The creation of his first numismatic collection showed Baums – a creative businessman – that one could achieve something meaningful through personal commitment and creativity, and that was true with collecting, too. And whoever has suffered from the “bacillus numismaticus,” just like him, will be stuck with a passion for coins for good. That is how, shortly after his first collection was auctioned, he came up with the idea of creating a medal collection that would exemplarily show the history of the medal from the Renaissance until the present.

‘EVERY COLLECTION NEEDS LOVE’

He once commented on the subject of collecting: “It is not just collecting, like honeybees do. True collecting means, the work only starts after one has bought the object. Which history is hidden in there, what do the symbols and images mean, which other objects are related? Exploration, research, tests. This is not going to happen right away and it will not be the same systematic for every object, but the tesserae of the collection will form a complete picture over time.”

The result of this passionate dedication has had some influence on the Künker auction catalogue 247. The medal collection of Baums with the title “500 Jahre Geschichte und Kunst im Spiegel der Medaille“ (“500 years of history and art as reflected in medals”) was auctioned off on March 14, 2014, in Osnabrück.
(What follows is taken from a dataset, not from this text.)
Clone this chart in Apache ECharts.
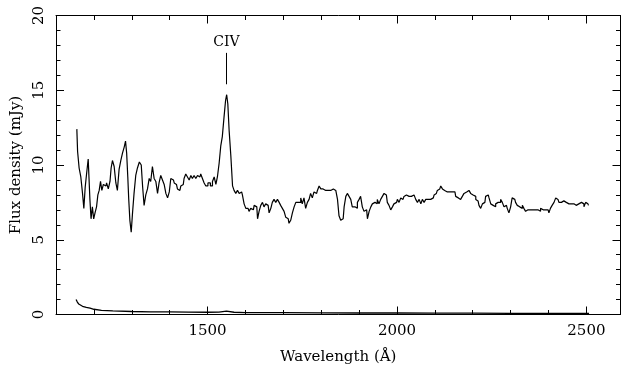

Wolfgang Steguweit has honoured the achievement of his friend Baums with a foreword to the catalogue and got to the heart of the matter with a Goethe-quote: “Every collection needs love.”

It was also Wolfgang Steguweit, who introduced his friend Baums to the Deutsche Gesellschaft für Medaillenkunst e.V. Baums became a supporting member and underwrote the costs for the festschrift of the 25-year jubilee.

In a foreword to his medal collection, Baums left no doubt that he had the firm intention of starting a third collection of coins. He decided on special gold coins and only a few days before his death in February 2017, he obtained a few objects for his collection from the Künker auction in Berlin.

Among all reflections of the collector Baums, the most important ones were always about the question, which historic or art historical meaning would make an object desirable. It is this connection to history, which motivates many collectors to approach the historical context through coins and medals and to better understand it.

Baums wanted to continue to learn, even after his retirement. He was inquisitive and curious and these character traits drove him. In the last 10 years, he repeatedly sought talks with Andreas Kaiser and me. We always enjoyed these meetings, because – aside from the numismatic exchange of knowledge – he was always willing to share his experiences from his professional life with us.

Through his warm-hearted and friendly nature, Baums was always close to his fellow men. He was the centre of his family and an exceptional figure in the German advertising industry. Everyone who feels close to him will miss him deeply.